Marriage Tune-Up Step 1: Love Your Wife
The first step in tuning up your car is to clean or change the spark plugs. Love from you is the spark your marriage needs to run.
Paul gives instructions to husbands in Ephesians 5: 25-33, where he begins and ends with this one emphatic statement: Husbands love your wife. That’s huge, because loving another person does not come natural. It is easier when you find a girl you want to spend your life with, but it still takes effort, work, selfless sacrifice, and no slacking off. Infatuation is easy but it’s not real love, love is something you do. Loving your wife is the supreme responsibility of the husband.
In my steel fabrication business the quality of our structural steel is based on the requirements of our Quality Manual of Procedures. That quality is measured by tools that are accurate, and we know they are because they are calibrated to a specific standard testing tool that is traceable to NIST (National Institute of Standards and Testing).
Likewise, the quality of your love for your Wife also can be measured using a standard of measurement, and traceable to a Manual of Procedures. The best standard of measurement of love is Jesus, and the cross is the measurement tool. The Bible is the Manual of Procedures.
The best way to improve your marriage is to learn about Jesus, and try to emulate Him, then loving your Wife will become easier, and more natural. Study Jesus in Scripture like the books of Mark (quick fire style or writing from interviews of people who spent time with Him), or Matthew (a sinner hated by most people, whose life changed dramatically by Jesus), or John (a literary genius), or Luke (a medical doctor).
Then work on the following practical ways to love your Wife. The Bible tells you how to love her with the highest quality (not our culture, movies, books, or what Oprah or Dr. Phil says), and I have found it to be THE BEST Manual of Procedures:
- Loving your wife means you will have to sacrifice for her once in a while. Paul said in Ephesians 5:25 to love as Christ loves his church, and remember, Christ showed his love by giving everything he had, including His life for her.
- Loving your wife means helping her grow spiritually. Paul said to love your wife as Christ loves his church, those two are together. So make sure you go with your Wife to a good Bible teaching church regularly, and help her get involved there. She will stand before God one day and give an account for what she did for Jesus, help her get a good review.
- Loving your wife means not being self-centered. In the Ephesians 5:33 Paul said to love her as you love yourself, so care for her needs and pamper her just as you do to yourself.
- Loving your wife means learning her love language and “speaking” it often. Don’t know? Ask her. For example, I used to show love for my Wife by buying her little gifts and fixing stuff around the house. She told me one day, that doesn’t do it for her, she feels love when I hug her, and tell her I love her every day.

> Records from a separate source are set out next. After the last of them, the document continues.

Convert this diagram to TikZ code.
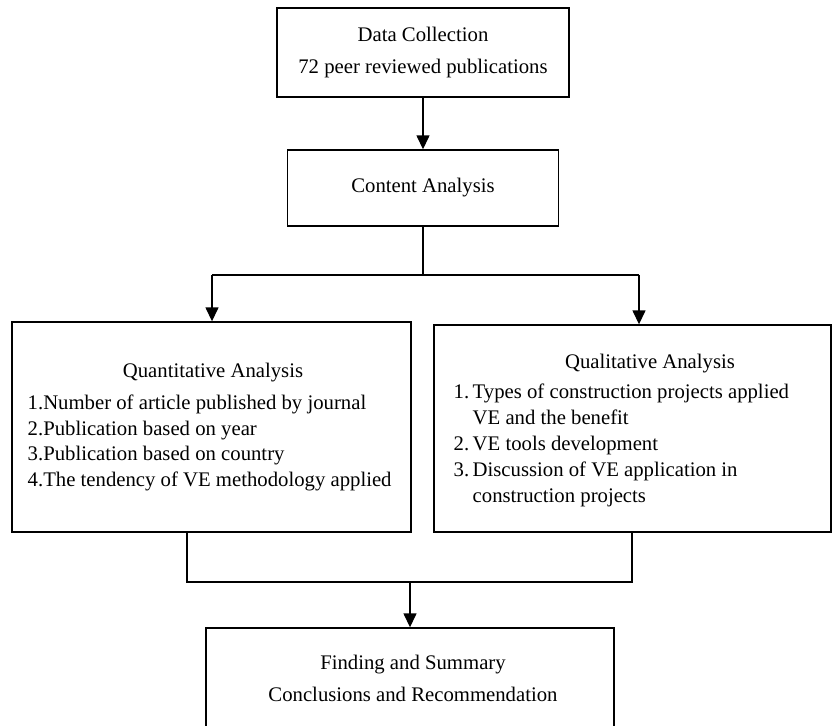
\documentclass[tikz,border=0pt]{standalone}
\usepackage{fontspec}
\setmainfont{Liberation Serif}
\usepackage{tikz}
\usetikzlibrary{positioning,calc,arrows.meta}

\begin{document}
\begin{tikzpicture}[x=0.02cm, y=-0.02cm, line width=0.8pt,
    box/.style={draw, line width=0.8pt},
    txt/.style={inner sep=0pt, font=\fontsize{11.8}{18.2}\selectfont, align=center},
    lst/.style={inner sep=0pt, font=\fontsize{11.8}{14.7}\selectfont, align=left},
    arr/.style={-{Triangle[width=0.26cm, length=0.28cm]}}]
    \path[use as bounding box, clip] (0,0) rectangle (832,726);

    % boxes
    \node [box, minimum width=5.84cm, minimum height=1.78cm] (DC) at (423,52.5) {};
    \node [box, minimum width=5.42cm, minimum height=1.52cm] (CA) at (423,188) {};
    \node [box, minimum width=7.98cm, minimum height=4.2cm] (QN) at (211.5,427) {};
    \node [box, minimum width=7.94cm, minimum height=4.14cm] (QL) at (632.5,428.5) {};
    \node [box, minimum width=8.16cm, minimum height=2.64cm] (FS) at (410,694) {};

    % texts
    \node [txt] (DCt) at (DC) {Data Collection\\72 peer reviewed publications};
    \node [txt] (CAt) at (CA) {Content Analysis};
    \node [txt] (QNt) at (213,373) {Quantitative Analysis};
    \node [lst, anchor=west] (QNl) at (27,443) {1.Number of article published by journal\\
        2.Publication based on year\\
        3.Publication based on country\\
        4.The tendency of VE methodology applied};
    \node [txt] (QLt) at (650,364) {Qualitative Analysis};
    \node [lst, anchor=west] (QLl) at (453,445.5) {1.\,Types of construction projects applied\\
        \phantom{1.\,}VE and the benefit\\
        2.\,VE tools development\\
        3.\,Discussion of VE application in\\
        \phantom{3.\,}construction projects};
    \node [txt] (FSt) at (413,678) {Finding and Summary\\Conclusions and Recommendation};

    % connectors
    \coordinate (sL) at (212,275);
    \coordinate (sR) at (639,275);
    \coordinate (mL) at (187,582);
    \coordinate (mR) at (632,582);
    \draw [arr] (DC.south) -- (CA.north);
    \draw (CA.south) -- (CA.south |- sL);
    \draw (sL) -- (sR);
    \draw [arr] (sL) -- (sL |- QN.north);
    \draw [arr] (sR) -- (sR |- QL.north);
    \draw (mL |- QN.south) -- (mL) -- (mR) -- (mR |- QL.south);
    \draw [arr] (FS.north |- mL) -- (FS.north);
\end{tikzpicture}
\end{document}
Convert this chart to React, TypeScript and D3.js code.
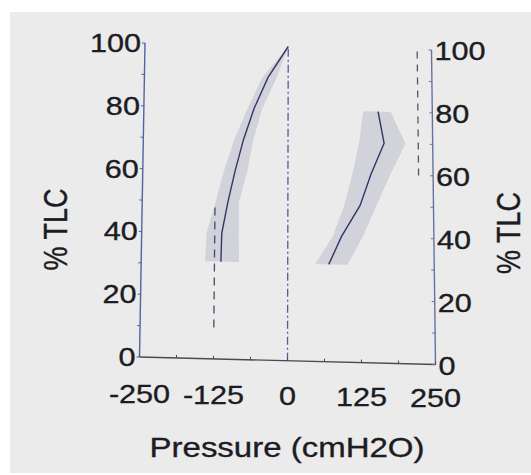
import React from "react";
import * as d3 from "d3";

// ---- data ----
const xTicksMajor = [-250, -125, 0, 125, 250];
const xTicksMinor = [-250, -187.5, -125, -62.5, 0, 62.5, 125, 187.5, 250];
const yTicksMajor = [0, 20, 40, 60, 80, 100];
const yTicksMinor = [0, 10, 20, 30, 40, 50, 60, 70, 80, 90, 100];

// expiratory (negative pressure) curve
const expY = [31, 40, 50, 60, 70, 80, 90, 100];
const expMean = [-114, -113, -103, -91, -77, -59, -35, 0];
const expLo = [-141, -139, -124, -110, -93, -70, -45, 0];
const expHi = [-83, -84, -84, -70, -60, -45, -20, 0];

// inspiratory (positive pressure) curve
const inspY = [31, 40, 50, 60, 70, 80];
const inspMean = [70, 92, 124, 143, 166, 156];
const inspLo = [47, 77, 97, 111, 123, 130];
const inspHi = [102, 128, 152, 176, 203, 178];

// reference dashed lines: [x, yFrom, yTo]
const refLeft = [-125, 10, 50];
const refRight = [225, 60, 100];

const W = 531;
const H = 475;
const STRETCH = 1.2;

export default function App() {
  const xs = d3.scaleLinear().domain([-250, 250]).range([0, 1]);
  const ys = d3.scaleLinear().domain([0, 100]).range([1, 0]);
  // photographed plot frame corners (slight keystone)
  const TL = [145, 43];
  const TR = [431.5, 50];
  const BL = [139.5, 357];
  const BR = [435.5, 364.5];
  const P = (x: number, y: number): [number, number] => {
    const u = xs(x);
    const v = ys(y);
    const tx = TL[0] + (TR[0] - TL[0]) * u;
    const ty = TL[1] + (TR[1] - TL[1]) * u;
    const bx = BL[0] + (BR[0] - BL[0]) * u;
    const by = BL[1] + (BR[1] - BL[1]) * u;
    return [tx + (bx - tx) * v, ty + (by - ty) * v];
  };
  const line = d3
    .line<[number, number]>()
    .x((d) => P(d[0], d[1])[0])
    .y((d) => P(d[0], d[1])[1]);

  const bandPath = (ysArr: number[], lo: number[], hi: number[]) => {
    const pts: [number, number][] = [];
    ysArr.forEach((y, i) => pts.push([lo[i], y]));
    for (let i = ysArr.length - 1; i >= 0; i--) pts.push([hi[i], ysArr[i]]);
    return line(pts) + "Z";
  };
  const meanPath = (ysArr: number[], m: number[]) =>
    line(ysArr.map((y, i) => [m[i], y] as [number, number]));

  const font = "'Liberation Sans', Arial, Helvetica, sans-serif";
  const txtColor = "#1c1c22";
  const axisBlue = "#5563a3";
  const textProps = {
    fontFamily: font,
    fill: txtColor,
    stroke: txtColor,
    strokeWidth: 0.35,
  };

  return (
    <svg
      width={W}
      height={H}
      style={{ position: "absolute", left: 0, top: 0, display: "block" }}
    >
      <rect x={0} y={0} width={W} height={H} fill="#ffffff" />
      <rect x={10} y={12} width={W - 10} height={H - 14} fill="#ebebeb" />

      {/* bands */}
      <path d={bandPath(expY, expLo, expHi)} fill="#d2d2da" />
      <path d={bandPath(inspY, inspLo, inspHi)} fill="#d2d2da" />

      {/* zero line */}
      <path
        d={line([
          [0, 0],
          [0, 100],
        ])!}
        stroke="#4e5c9c"
        strokeWidth={1.3}
        strokeDasharray="8,3,2,3"
        fill="none"
      />
      {/* reference dashed lines */}
      <path
        d={line([
          [refLeft[0], refLeft[1]],
          [refLeft[0], refLeft[2]],
        ])!}
        stroke="#464a72"
        strokeWidth={1.3}
        strokeDasharray="8,6"
        fill="none"
      />
      <path
        d={line([
          [refRight[0], refRight[1]],
          [refRight[0], refRight[2]],
        ])!}
        stroke="#55555f"
        strokeWidth={1.3}
        strokeDasharray="7,6"
        fill="none"
      />

      {/* mean curves */}
      <path
        d={meanPath(expY, expMean)!}
        stroke="#34346a"
        strokeWidth={1.4}
        fill="none"
      />
      <path
        d={meanPath(inspY, inspMean)!}
        stroke="#34346a"
        strokeWidth={1.4}
        fill="none"
      />

      {/* axes */}
      <path
        d={line([
          [-250, 0],
          [-250, 100],
        ])!}
        stroke={axisBlue}
        strokeWidth={1.4}
        fill="none"
      />
      <path
        d={line([
          [250, 0],
          [250, 100],
        ])!}
        stroke="#6672a6"
        strokeWidth={1.4}
        fill="none"
      />
      <path
        d={line([
          [-250, 0],
          [250, 0],
        ])!}
        stroke="#4a4a55"
        strokeWidth={1.4}
        fill="none"
      />

      {/* ticks */}
      {yTicksMinor.map((v) => {
        const [lx, ly] = P(-250, v);
        const [rx, ry] = P(250, v);
        return (
          <g key={"yt" + v}>
            <line x1={lx} y1={ly} x2={lx - 3} y2={ly} stroke={axisBlue} strokeWidth={1} />
            <line x1={rx} y1={ry} x2={rx - 3} y2={ry} stroke="#6672a6" strokeWidth={1} />
          </g>
        );
      })}
      {xTicksMinor.map((v) => {
        const [x, y] = P(v, 0);
        return (
          <line key={"xt" + v} x1={x} y1={y} x2={x} y2={y - 3} stroke="#4a4a55" strokeWidth={1} />
        );
      })}

      {/* y labels left */}
      {yTicksMajor.map((v) => {
        const [x, y] = P(-250, v);
        return (
          <g key={"yl" + v} transform={`translate(${x - 4},${y + 9}) scale(${STRETCH},1)`}>
            <text textAnchor="end" fontSize={25.5} {...textProps}>
              {v}
            </text>
          </g>
        );
      })}
      {/* y labels right */}
      {yTicksMajor.map((v) => {
        const [x, y] = P(250, v);
        return (
          <g key={"yr" + v} transform={`translate(${x + 3},${y + 10}) scale(${STRETCH},1)`}>
            <text textAnchor="start" fontSize={25.5} {...textProps}>
              {v}
            </text>
          </g>
        );
      })}
      {/* x labels */}
      {xTicksMajor.map((v) => {
        const [x, y] = P(v, 0);
        const u = xs(v);
        return (
          <g key={"xl" + v} transform={`translate(${x},${y + 46 - 4 * u}) scale(${STRETCH},1)`}>
            <text textAnchor="middle" fontSize={25.5} {...textProps}>
              {v}
            </text>
          </g>
        );
      })}

      {/* titles */}
      <g transform={`translate(287,457) scale(${STRETCH},1)`}>
        <text textAnchor="middle" fontSize={27.5} {...textProps}>
          Pressure (cmH2O)
        </text>
      </g>
      <g transform={`translate(67,229.5) scale(${STRETCH},1) rotate(-90)`}>
        <text textAnchor="middle" fontSize={27} {...textProps}>
          % TLC
        </text>
      </g>
      <g transform={`translate(520,233) scale(${STRETCH},1) rotate(-90)`}>
        <text textAnchor="middle" fontSize={27} {...textProps}>
          % TLC
        </text>
      </g>
    </svg>
  );
}
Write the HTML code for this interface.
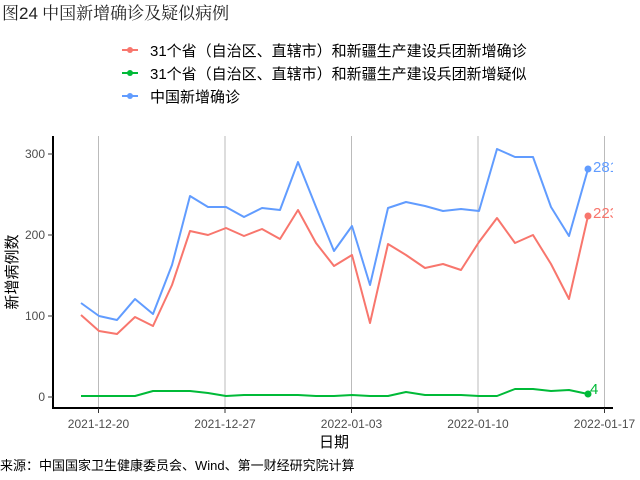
<!DOCTYPE html>
<html><head><meta charset="utf-8"><style>
body{margin:0;background:#fff;}
svg{display:block;font-family:"Liberation Sans","Noto Sans CJK SC",sans-serif;}
</style></head><body>
<svg width="640" height="480" viewBox="0 0 640 480">
<rect width="640" height="480" fill="#fff"/>
<text x="2" y="19" font-size="17" font-family="'Liberation Serif','Noto Serif CJK SC',serif" fill="#222">图<tspan font-family="'Liberation Sans',sans-serif">24</tspan> 中国新增确诊及疑似病例</text>
<g font-size="15" fill="#000">
<line x1="122" y1="50" x2="138" y2="50" stroke="#F8766D" stroke-width="2"/><circle cx="130" cy="50" r="3" fill="#F8766D"/>
<text x="150" y="56">31个省（自治区、直辖市）和新疆生产建设兵团新增确诊</text>
<line x1="122" y1="73" x2="138" y2="73" stroke="#00BA38" stroke-width="2"/><circle cx="130" cy="73" r="3" fill="#00BA38"/>
<text x="150" y="79">31个省（自治区、直辖市）和新疆生产建设兵团新增疑似</text>
<line x1="122" y1="96" x2="138" y2="96" stroke="#619CFF" stroke-width="2"/><circle cx="130" cy="96" r="3" fill="#619CFF"/>
<text x="150" y="102">中国新增确诊</text>
</g>
<g stroke="#bbb" stroke-width="1">
<line x1="98.5" y1="136" x2="98.5" y2="408"/><line x1="225" y1="136" x2="225" y2="408"/><line x1="351.5" y1="136" x2="351.5" y2="408"/><line x1="478" y1="136" x2="478" y2="408"/><line x1="604.5" y1="136" x2="604.5" y2="408"/>
</g>
<line x1="53" y1="136" x2="53" y2="409" stroke="#000" stroke-width="2"/>
<line x1="52" y1="408" x2="613" y2="408" stroke="#000" stroke-width="2"/>
<g stroke="#333"><line x1="48" y1="154" x2="53" y2="154"/><line x1="48" y1="235" x2="53" y2="235"/><line x1="48" y1="316" x2="53" y2="316"/><line x1="48" y1="397" x2="53" y2="397"/>
<line x1="98.5" y1="408" x2="98.5" y2="413"/><line x1="225" y1="408" x2="225" y2="413"/><line x1="351.5" y1="408" x2="351.5" y2="413"/><line x1="478" y1="408" x2="478" y2="413"/><line x1="604.5" y1="408" x2="604.5" y2="413"/></g>
<g font-size="12" fill="#4d4d4d" text-anchor="end"><text x="45" y="158">300</text><text x="45" y="239">200</text><text x="45" y="320">100</text><text x="45" y="401">0</text></g>
<g font-size="12" fill="#4d4d4d" text-anchor="middle"><text x="98.5" y="428">2021-12-20</text><text x="225" y="428">2021-12-27</text><text x="351.5" y="428">2022-01-03</text><text x="478" y="428">2022-01-10</text><text x="604.5" y="428">2022-01-17</text></g>
<text x="334" y="447" font-size="15" text-anchor="middle">日期</text>
<text transform="translate(17,272) rotate(-90)" font-size="15" text-anchor="middle">新增病例数</text>
<text x="0" y="470" font-size="13">来源：中国国家卫生健康委员会、Wind、第一财经研究院计算</text>
<g fill="none" stroke-width="2" stroke-linejoin="round">
<polyline stroke="#619CFF" points="81,303 99,316 117,320 135,299 153,314 172,265 190,196 208,207 226,207 244,217 262,208 280,210 298,162 316,207 334,251 352,226 370,285 388,208 406,202 425,206 443,211 461,209 479,211 497,149 515,157 533,157 551,207 569,236 588,169"/>
<polyline stroke="#F8766D" points="81,315 99,331 117,334 135,317 153,326 172,285 190,231 208,235 226,228 244,236 262,229 280,239 298,210 316,243 334,266 352,255 370,323 388,244 406,255 425,268 443,264 461,270 479,242 497,218 515,243 533,235 551,264 569,299 588,216"/>
<polyline stroke="#00BA38" points="81,396 99,396 117,396 135,396 153,391 172,391 190,391 208,393 226,396 244,395 262,395 280,395 298,395 316,396 334,396 352,395 370,396 388,396 406,392 425,395 443,395 461,395 479,396 497,396 515,389 533,389 551,391 569,390 588,394"/>
</g>
<circle cx="588" cy="169" r="3.5" fill="#619CFF"/><circle cx="588" cy="216" r="3.5" fill="#F8766D"/><circle cx="588" cy="394" r="3.5" fill="#00BA38"/>
<svg x="0" y="0" width="613" height="480" overflow="hidden">
<text x="593" y="172" font-size="15" fill="#619CFF">281</text>
<text x="593" y="218" font-size="15" fill="#F8766D">223</text>
<text x="590" y="394" font-size="15" fill="#00BA38">4</text>
</svg>
</svg>
</body></html>
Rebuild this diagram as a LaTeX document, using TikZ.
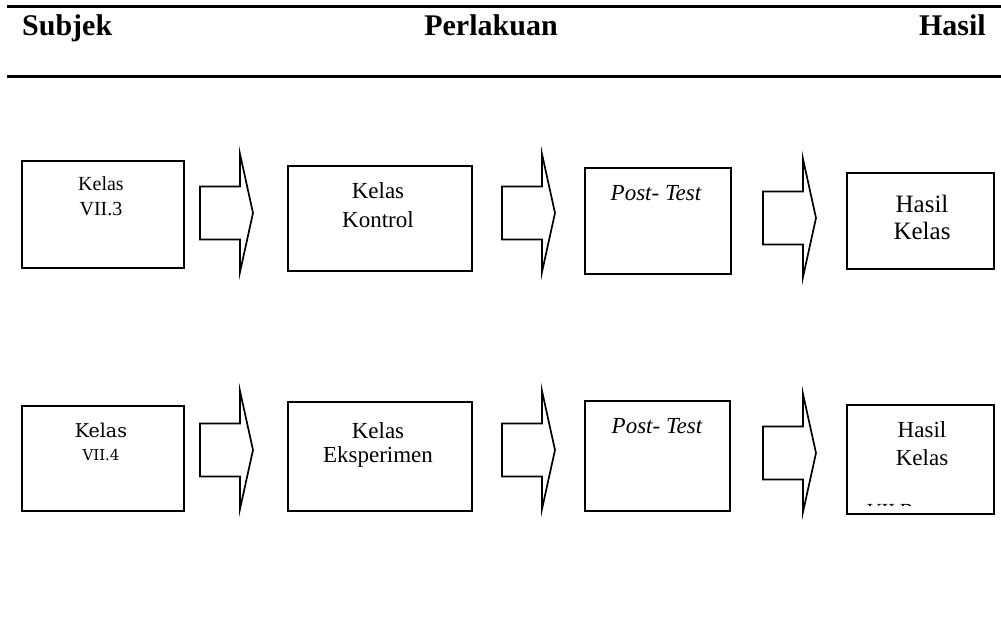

Find out from your Wife how she recognizes love from you.
- Loving your wife means meeting her needs. Make sure she is telling you her needs, you’ll have to ask her…
- Loving your wife means caring for her Spiritually. Emotionally, and Physically. Work on all Three!
- Loving your wife means listening to her (with the TV off, just you and her alone). You don’t have to fix everything every time, some times she just needs a shoulder, not a wrench. Decide together where to go out to eat, go on vacation, watch on TV, etc. Listen to what she says about her day, what made her mad, or happy…
- Love her by spending time with her, and make it about her! A minimum is 15 minutes per day, one evening a week (yes, take her on a date), one weekend a year (a weekend getaway). Don’t know what to say? Here are 52 questions to ask your spouse.
- Love her by complimenting her beauty, her attire, something she has done, etc. Don’t let her reject y.our compliments, and don’t reject hers. (Rejected compliments lead to no compliments)
- Loving your wife means to put her benefit & well-being above yours. 1 Corinthians 10:24
- Love her unconditionally (don’t expect anything in return, or don’t love her only if she_____) Ephesians 5:28, you two are supposed to be like one person. Matthew 19:5 Don’t be annoyed with her.
- Loving your wife means never being bitter toward her, including when she is not there. Colossians 3:19 Build her up, never tear her down. (to her, and to others). Overlook her faults and forget her wrongs.
- Love your wife by your actions and truth. 1 John 3:18 By your kind words. Proverbs 25:11 What you do for her like send flowers, make the bed, help her fold laundry, etc. Also be truthful with her.
- Love your wife by praying for her daily, and praying with her frequently. Dinner prayer doesn’t count. In fact, pray with her about being a better husband.
- Love your wife according to 1 Corinthians 13:4-8 When you read it, replace the word “love” with your name…is it accurate? No? Work on making it accurate. Study this passage boys, live it out. It will greatly improve your marriage!